Masterful as they were at analyzing all the strategies of love, nineteenth-century novels left sex and the sexual act itself hidden. In the first decades of our century, sex emerged from the mists of romantic passion. Kafka was one of the first (certainly along with Joyce) to uncover it in his novels. He unveiled sex not as the playing field for a small circle of libertines (in eighteenth-century style) but as a commonplace, fundamental reality in everyone’s life. Kafka unveiled the existential aspects of sex: sex in conflict with love; the strangeness of the other as a condition, a requirement, of sex; the ambiguous nature of sex: those aspects that are exciting and simultaneously repugnant; its terrible triviality, which in no way lessens it frightening power, etc.

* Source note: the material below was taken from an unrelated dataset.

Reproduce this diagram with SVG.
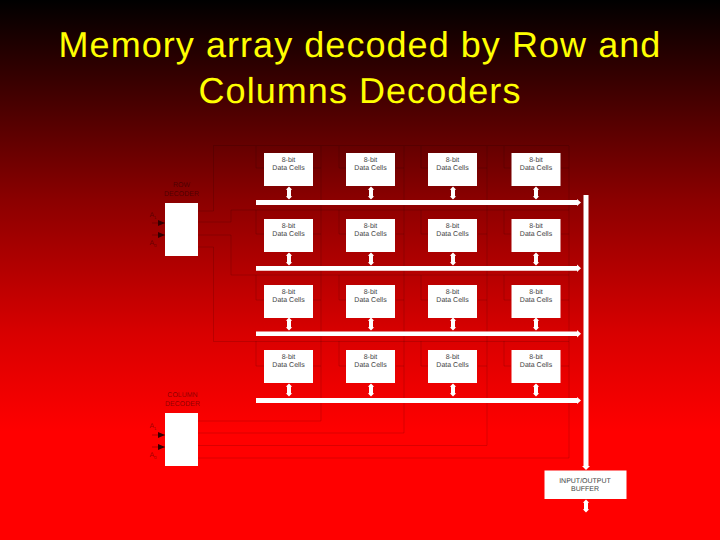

The comic side of sex: an idea unacceptable to puritans and neolibertines both. I think of DH Lawrence, that bard of Eros, that evangelist of coition, who, in Lady Chatterley’s Lover, tried to rehabilitate sex by making it lyrical. But lyrical sex is even more ridiculous than the lyrical sentimentality of the last century.
It is very difficult to describe, to define, to give a name to the kind of imagination with which Kafka bewitches us. The “fusion of dream and reality”-that phrase kafka of course never heard-is illuminating. As in another phrase dear to surrealist, Lautreamont’s about the beauty in the chance encounter between an umbrella and a sewing machine: the more alien things are from one another, the more magical the light that springs from their contact. I’d like to call it a poetics of surprise; or beauty as perpetual astonishment. Or to use the notion of density as a criterion of value:
Density of imagination, density of unexpected encounters. The scene I cited, of the coition of K. and Frieda, is an example of that dizzying density: the short passage, scarcely a page long, encompasses three completely distinct existential discoveries (the existential triangle of sex) that are stunning in their swift succession: filth; the intoxicating dark beauty of strangeness; and touching, anxious yearning.

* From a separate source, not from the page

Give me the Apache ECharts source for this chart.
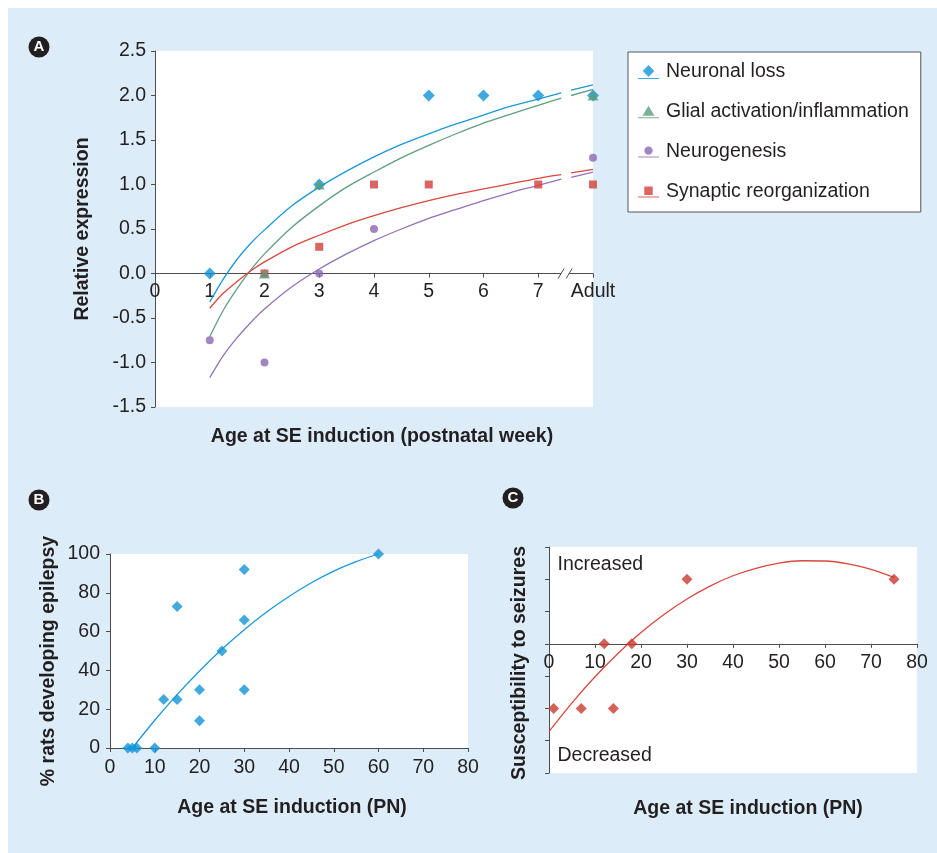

The two assistants from the castle are probably Kafka’s greatest poetic find, the marvel of his fantasy; their existence is not only infinitely astonishing, it is also packed with meanings: they are a couple of pathetic blackmailers and nuisances; but they also stand for the whole threatening “modernity” of the castle’s universe; they are cops, reporters, paparazzi: agents of the total destruction of private life; they are the innocent clowns who wander across the stage as the drama proceeds; but they are also lecherous voyeurs whose presence imbues the whole novel with the sexual scent of a smutty, kafkaesquely comic promiscuity.

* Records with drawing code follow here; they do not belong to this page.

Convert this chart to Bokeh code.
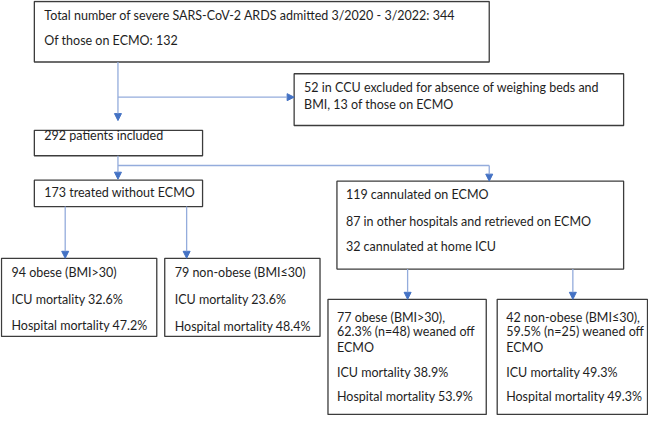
from bokeh.plotting import figure
from bokeh.models import Range1d, Arrow, NormalHead
from bokeh.core.properties import value
from bokeh.embed import file_html
from bokeh.resources import INLINE

# ---- flowchart content ----
total_lines = ["Total number of severe SARS-CoV-2 ARDS admitted 3/2020 - 3/2022: 344",
               "Of those on ECMO: 132"]
excluded_lines = ["52 in CCU excluded for absence of weighing beds and",
                  "BMI, 13 of those on ECMO"]
included_lines = ["292 patients included"]
no_ecmo_lines = ["173 treated without ECMO"]
ecmo_lines = ["119 cannulated on ECMO",
              "87 in other hospitals and retrieved on ECMO",
              "32 cannulated at home ICU"]
no_ecmo_obese = ["94 obese (BMI>30)", "ICU mortality 32.6%", "Hospital mortality 47.2%"]
no_ecmo_nonobese = ["79 non-obese (BMI≤30)", "ICU mortality 23.6%", "Hospital mortality 48.4%"]
ecmo_obese = ["77 obese (BMI>30),", "62.3% (n=48) weaned off", "ECMO",
              "ICU mortality 38.9%", "Hospital mortality 53.9%"]
ecmo_nonobese = ["42 non-obese (BMI≤30),", "59.5% (n=25) weaned off", "ECMO",
                 "ICU mortality 49.3%", "Hospital mortality 49.3%"]

# ---- layout (reference pixel coordinates) ----
boxes = [  # left, right, top, bottom, text x, line y's, lines
    (36, 493, 4, 66, 46, [18, 44], total_lines),
    (297, 628, 78, 131, 307, [92, 109], excluded_lines),
    (36, 205, 136, 162, 46, [141], included_lines),
    (36, 205, 187, 214, 46, [200], no_ecmo_lines),
    (340, 628, 188, 278, 349, [202, 229, 255], ecmo_lines),
    (3, 159, 267, 347, 13, [282, 309, 336], no_ecmo_obese),
    (167, 323, 267, 347, 177, [282, 309, 337], no_ecmo_nonobese),
    (331, 490, 309, 427, 340, [328, 342, 358, 384, 409], ecmo_obese),
    (501, 652, 309, 427, 510, [328, 342, 358, 384, 409], ecmo_nonobese),
]

W, H = 648, 415
p = figure(width=W, height=H, output_backend="svg", toolbar_location=None,
           x_range=Range1d(2, 653), y_range=Range1d(428, 3),
           min_border=0, outline_line_color=None)
p.axis.visible = False
p.grid.visible = False
p.background_fill_color = "white"

BORDER = "#3c3c3c"
LINE = "#94acdc"
HEAD = "#4472c4"
FONT = "Lato"

for (l, r, t, b, tx, ys, lines) in boxes:
    p.quad(left=l, right=r, top=t, bottom=b, fill_color="white",
           line_color=BORDER, line_width=1.3)
    p.text(x=[tx] * len(lines), y=ys, text=lines, text_font=value(FONT),
           text_font_size="12.5px", text_color="#1e1e1e",
           text_baseline="middle", text_align="left")

p.segment(x0=[120], y0=[172], x1=[493], y1=[172], line_color=LINE, line_width=1.3)

arrows = [
    (120, 66, 120, 126),
    (120, 102, 297, 102),
    (120, 162, 120, 186),
    (493, 172, 493, 188),
    (67, 214, 67, 267),
    (189, 214, 189, 267),
    (411, 278, 411, 309),
    (577, 278, 577, 309),
]
for x0, y0, x1, y1 in arrows:
    p.add_layout(Arrow(end=NormalHead(size=7, fill_color=HEAD, line_color=HEAD),
                       x_start=x0, y_start=y0, x_end=x1, y_end=y1,
                       line_color=LINE, line_width=1.3))

open("out.html", "w").write(file_html(p, INLINE))
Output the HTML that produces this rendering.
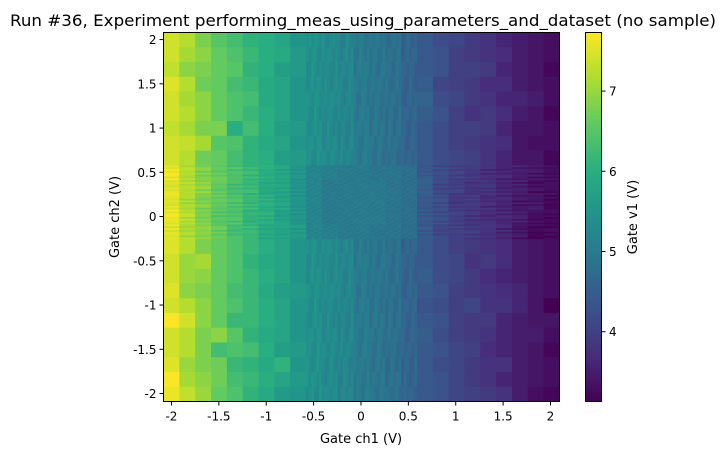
<!DOCTYPE html>
<html><head><meta charset="utf-8"><style>
body{margin:0;background:#fff;}
svg text{font-family:"DejaVu Sans","Liberation Sans",sans-serif;fill:#000;}
</style></head><body>
<svg id="chart" width="723" height="455" viewBox="0 0 723 455" xmlns="http://www.w3.org/2000/svg">
<text x="363" y="26" font-size="16" text-anchor="middle" textLength="706" lengthAdjust="spacingAndGlyphs">Run #36, Experiment performing_meas_using_parameters_and_dataset (no sample)</text>
<g id="cells"></g>
<rect x="163.5" y="32.5" width="396" height="369" fill="none" stroke="#000" stroke-width="1"/>
<g id="xticks"></g>
<g id="yticks"></g>
<text x="361" y="443" font-size="13" text-anchor="middle">Gate ch1 (V)</text>
<text transform="translate(119,217) rotate(-90)" font-size="13" text-anchor="middle">Gate ch2 (V)</text>
<defs><linearGradient id="cbg" x1="0" y1="1" x2="0" y2="0"></linearGradient></defs>
<rect x="585.5" y="32.5" width="16" height="369" fill="url(#cbg)" stroke="#000" stroke-width="1"/>
<g id="cticks"></g>
<text transform="translate(637,217) rotate(-90)" font-size="13" text-anchor="middle">Gate v1 (V)</text>
</svg>
<script>
const xTicks=[-2,-1.5,-1,-0.5,0,0.5,1,1.5,2];
const xTickLabels=["-2","-1.5","-1","-0.5","0","0.5","1","1.5","2"];
const yTicks=[2,1.5,1,0.5,0,-0.5,-1,-1.5,-2];
const yTickLabels=["2","1.5","1","0.5","0","-0.5","-1","-1.5","-2"];
const cTicks=[4,5,6,7];
const cTickLabels=["4","5","6","7"];
const xRange=[-2.084,2.095];
const yRange=[-2.09,2.08];
const vRange=[3.13,7.73];
// rows from top (y=+2) to bottom (y=-2), 25 columns each
const valueRows=[
"7.4 7.2 6.8 6.5 6.3 6.1 6.0 5.8 5.5 5.4 5.3 5.2 5.0 4.9 4.8 4.6 4.4 4.2 4.1 3.9 3.8 3.6 3.5 3.4 3.3",
"7.4 7.1 6.9 6.6 6.4 6.2 6.0 5.9 5.6 5.4 5.3 5.2 5.0 4.9 4.8 4.6 4.4 4.3 4.0 3.9 3.8 3.7 3.5 3.4 3.3",
"7.3 6.9 6.8 6.6 6.5 6.1 6.0 5.7 5.6 5.4 5.3 5.2 5.0 4.9 4.8 4.6 4.4 4.3 4.0 4.0 3.9 3.6 3.5 3.4 3.2",
"7.5 7.2 6.7 6.6 6.3 6.2 5.9 5.8 5.5 5.4 5.3 5.2 5.0 4.9 4.8 4.6 4.5 4.1 4.0 3.9 3.7 3.7 3.5 3.4 3.3",
"7.4 7.1 6.9 6.6 6.4 6.3 5.9 5.8 5.5 5.4 5.3 5.2 5.0 4.9 4.8 4.6 4.6 4.2 4.1 3.9 3.8 3.6 3.6 3.5 3.3",
"7.4 7.2 6.9 6.6 6.4 6.2 6.0 5.8 5.5 5.4 5.3 5.2 5.0 4.9 4.8 4.6 4.5 4.3 4.0 3.8 3.9 3.7 3.5 3.4 3.2",
"7.3 7.1 6.8 6.8 6.0 6.3 6.0 5.7 5.6 5.4 5.3 5.2 5.0 4.9 4.8 4.6 4.4 4.2 4.0 4.0 3.9 3.6 3.4 3.4 3.3",
"7.4 7.3 7.1 6.5 6.4 6.1 5.9 5.8 5.5 5.4 5.3 5.2 5.0 4.9 4.8 4.6 4.4 4.2 4.0 3.9 3.8 3.7 3.4 3.3 3.3",
"7.4 7.2 6.7 6.6 6.3 6.1 6.0 5.7 5.6 5.4 5.3 5.2 5.0 4.9 4.8 4.6 4.4 4.2 4.1 4.0 3.8 3.6 3.4 3.4 3.2",
"7.6 7.2 6.8 6.6 6.4 6.2 6.0 5.8 5.5 5.2 5.1 5.0 5.0 4.9 4.9 4.8 4.4 4.2 4.0 3.9 3.7 3.6 3.5 3.4 3.3",
"7.5 7.2 6.9 6.6 6.3 6.2 5.9 5.8 5.5 5.2 5.0 5.0 5.0 5.0 4.9 4.8 4.5 4.1 4.0 3.8 3.8 3.6 3.5 3.3 3.3",
"7.5 7.1 6.8 6.6 6.4 6.2 6.0 5.8 5.5 5.2 5.0 5.0 5.0 5.0 4.9 4.8 4.4 4.2 3.9 3.9 3.7 3.6 3.4 3.4 3.2",
"7.6 7.2 6.8 6.5 6.4 6.1 6.0 5.7 5.5 5.2 5.0 5.0 5.0 5.0 4.9 4.8 4.4 4.2 4.0 3.8 3.7 3.6 3.5 3.3 3.2",
"7.5 7.1 6.9 6.6 6.3 6.2 5.9 5.8 5.6 5.2 5.1 5.0 5.0 4.9 4.9 4.8 4.4 4.1 4.0 3.9 3.8 3.6 3.4 3.2 3.2",
"7.5 7.2 6.8 6.6 6.4 6.2 6.0 5.8 5.5 5.4 5.3 5.2 5.0 4.9 4.8 4.6 4.4 4.2 4.0 3.9 3.8 3.7 3.5 3.4 3.3",
"7.4 7.0 7.1 6.6 6.4 6.1 5.9 5.8 5.5 5.4 5.3 5.2 5.0 4.9 4.8 4.6 4.4 4.2 4.1 3.8 3.9 3.7 3.5 3.4 3.3",
"7.4 7.0 6.9 6.6 6.4 6.2 6.0 5.8 5.5 5.4 5.3 5.2 5.0 4.9 4.8 4.6 4.5 4.2 4.1 3.9 3.7 3.6 3.5 3.4 3.3",
"7.5 6.9 6.8 6.6 6.3 6.2 5.9 5.7 5.6 5.4 5.3 5.2 5.0 4.9 4.8 4.6 4.4 4.3 4.0 3.9 3.8 3.7 3.6 3.4 3.3",
"7.4 7.2 6.9 6.6 6.4 6.2 6.0 5.8 5.5 5.4 5.3 5.2 5.0 4.9 4.8 4.6 4.3 4.2 4.0 4.1 3.8 3.8 3.6 3.4 3.1",
"7.7 7.4 6.9 6.6 6.2 6.2 6.0 5.8 5.5 5.4 5.3 5.2 5.0 4.9 4.8 4.6 4.4 4.3 4.0 3.9 3.9 3.6 3.5 3.4 3.4",
"7.4 7.2 6.8 6.9 6.5 6.1 5.9 5.8 5.5 5.4 5.3 5.2 5.0 4.9 4.8 4.6 4.5 4.2 4.0 3.9 3.8 3.6 3.5 3.5 3.3",
"7.4 7.2 6.8 6.3 6.4 6.3 6.0 5.7 5.6 5.4 5.3 5.2 5.0 4.9 4.8 4.6 4.4 4.3 4.1 4.0 3.7 3.6 3.5 3.4 3.2",
"7.5 7.0 6.8 6.7 6.2 6.1 5.9 6.1 5.5 5.4 5.3 5.2 5.0 4.9 4.8 4.6 4.4 4.2 4.1 3.9 3.8 3.8 3.5 3.4 3.3",
"7.7 7.1 6.9 6.7 6.3 6.2 6.0 5.8 5.6 5.4 5.3 5.2 5.0 4.9 4.8 4.6 4.4 4.3 4.1 3.9 3.8 3.6 3.5 3.4 3.3",
"7.6 7.3 7.0 6.6 6.4 6.1 5.9 5.6 5.5 5.4 5.3 5.2 5.0 4.9 4.8 4.6 4.4 4.3 4.1 4.0 3.9 3.8 3.5 3.3 3.2"
];
const fineCols=[9,10,11,12,13,14,15];
const fineRows=[9,10,11,12,13];
const jitter=[0.12,-0.1,0.05,-0.15,0.08,-0.04,0.14,-0.08,0.02,-0.12,0.1,-0.02,0.06];

const PX0=163.5,PX1=559.5,PY0=32.5,PY1=401.5;
function sx(v){return PX0+(v-xRange[0])/(xRange[1]-xRange[0])*(PX1-PX0);}
function sy(v){return PY1-(v-yRange[0])/(yRange[1]-yRange[0])*(PY1-PY0);}
const VIR=["#440154","#472d7b","#3b528b","#2c728e","#21918c","#28ae80","#5ec962","#addc30","#fde725"];
function hex(h){return [1,3,5].map(i=>parseInt(h.substr(i,2),16));}
function viridis(t){t=Math.max(0,Math.min(1,t));const f=t*8,i=Math.min(7,Math.floor(f)),r=f-i;const a=hex(VIR[i]),b=hex(VIR[i+1]);return "rgb("+a.map((c,k)=>Math.round(c+(b[k]-c)*r)).join(",")+")";}
function cmap(v){return viridis((v-vRange[0])/(vRange[1]-vRange[0]));}
const NS="http://www.w3.org/2000/svg";
function mk(tag,attrs,parent){const e=document.createElementNS(NS,tag);for(const k in attrs)e.setAttribute(k,attrs[k]);parent.appendChild(e);return e;}

const grid=valueRows.map(r=>r.trim().split(/\s+/).map(Number));
const nr=grid.length,nc=grid[0].length;
const cells=document.getElementById('cells');
const cw=(xRange[1]-xRange[0])/nc, ch=(yRange[1]-yRange[0])/nr;
for(let r=0;r<nr;r++){for(let c=0;c<nc;c++){
  const x0=xRange[0]+c*cw, y1=yRange[1]-r*ch;
  const subX=fineCols.includes(c)?6:1, subY=fineRows.includes(r)?8:1;
  for(let i=0;i<subX;i++){for(let j=0;j<subY;j++){
    let v=grid[r][c];
    if(subX>1||subY>1) v+=jitter[(i*5+j*3+r*7+c*11)%jitter.length]*(subX>1&&subY>1?0.8:1);
    const xa=sx(x0+i*cw/subX), xb=sx(x0+(i+1)*cw/subX);
    const ya=sy(y1-j*ch/subY), yb=sy(y1-(j+1)*ch/subY);
    const el=mk('rect',{x:xa.toFixed(2),y:ya.toFixed(2),width:(xb-xa+0.4).toFixed(2),height:(yb-ya+0.4).toFixed(2),fill:cmap(v)},cells);
    
    
  }}
}}
const xt=document.getElementById('xticks');
xTicks.forEach((v,i)=>{const x=sx(v);
  mk('line',{x1:x,x2:x,y1:PY1,y2:PY1+4,stroke:'#000'},xt);
  const t=mk('text',{x:x,y:PY1+19,'font-size':12,'text-anchor':'middle'},xt);t.textContent=xTickLabels[i];
  
  
});
const yt=document.getElementById('yticks');
yTicks.forEach((v,i)=>{const y=sy(v);
  mk('line',{x1:PX0-4,x2:PX0,y1:y,y2:y,stroke:'#000'},yt);
  const t=mk('text',{x:PX0-7,y:y+4.5,'font-size':12,'text-anchor':'end'},yt);t.textContent=yTickLabels[i];
  
  
});
const g=document.getElementById('cbg');
for(let k=0;k<=16;k++){mk('stop',{offset:k/16,'stop-color':viridis(k/16)},g);}
const ct=document.getElementById('cticks');
cTicks.forEach((v,i)=>{const y=PY1-(v-vRange[0])/(vRange[1]-vRange[0])*(PY1-PY0);
  mk('line',{x1:601.5,x2:605.5,y1:y,y2:y,stroke:'#000'},ct);
  const t=mk('text',{x:609,y:y+4.5,'font-size':12},ct);t.textContent=cTickLabels[i];
  
  
});
</script>
</body></html>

But above all: the invention of these two assistants is like a lever that hoists the story into that realm where everything is at once strangely real and unreal, possible and impossible.
The scene with its enormous comic poetry (which should head the list in an anthology of modernism in the novel) would have been unthinkable in the pre-Kafka era. Totally unthinkable. I stress this in order to make clear the full radical nature of Kafka’s aesthetic revolution. I recall a conversation, by now twenty years back, with Gabriel Garcia Marquez, who told me: “It was Kafka who showed me that it’s possible to write another way.” “Another way” means: breaking through the plausibility barrier. Not in order to escape the real world (the way the Romantics did) but to apprehend it better.
Because apprehending the real world is part of the definition of the novel: but how to both apprehend it and at the same time engage in an enchanting game of fantasy? How be rigorous in analyzing the world and at the same time be irresponsibly free at playful reveries? How bring these two incompatible purposes together? Kafka managed to solve this enormous puzzle. He cut a breach in the wall of plausibility; the breach through which many others followed him, each in his own way: Fellini, Marquez, Fuentes, Rushdie. And others, others.